Why do most people sprint through life? We are constantly racing from one activity to the next and barely take a breath of air. The promise of technology was more leisure time; instead we have higher expectations and less patience when we have to wait. Often we look to future events that we want to be over and pray for time to pass quickly. We over-schedule, overcommit, and try so hard to fit in one more thing before we have to quit. Many of our activities are positive and worthwhile, but the intense pressure we place on ourselves is unhealthy or unproductive. Not to mention the fact that we miss the moment in our efforts to make the finish line. As the old expression, “stop to smell the roses” says, we need to stop our constant busyness.

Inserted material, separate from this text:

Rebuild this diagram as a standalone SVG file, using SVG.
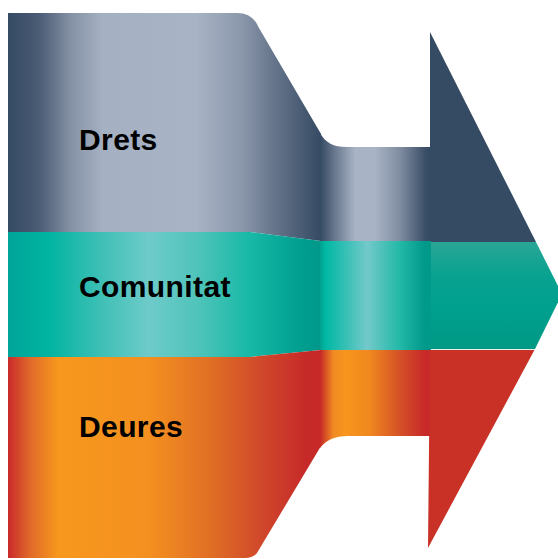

Does society cause us to live a frenzied life or does it have more to do with our personality type? The answer is probably both since busyness is reinforced by society and may also fit very well with our persona. We may choose to stay busy to avoid or distract from a bad relationship or negative emotions. Or maybe our busyness gives us a sense of purpose and self-worth that we can only get from doing not just being. In some situations, busyness is unavoidable given the circumstances of life or lifestyle choices. Regardless of the reasons, rushing through life prevents us from experiencing the joy of today. We may not take the time to celebrate our successes because we’ve moved on to the next task or goal on the list. Life is a journey and an adventure, but sprinting through it limits our ability to appreciate what we have and what we’ve accomplished.
With Thanksgiving approaching, we can all benefit from reflecting on our lives and identifying what we are grateful for. We have all been blessed in many different ways either through our families, friends, work or church family. It could be we’re grateful for our health, our pets, God, or our freedom just to name a few. What are you thankful for or, maybe more importantly, who are you thankful for? Being still long enough to communicate your gratitude to another person can be very positive. Work on carving out time to connect with people and not always be task-driven, but instead people-driven. Setting aside time to meditate, pray, and/or truly listen to a loved one can make a difference. Lastly, share your time, talents and treasures with others in an effort to see beyond your own importance. Generosity breeds goodness.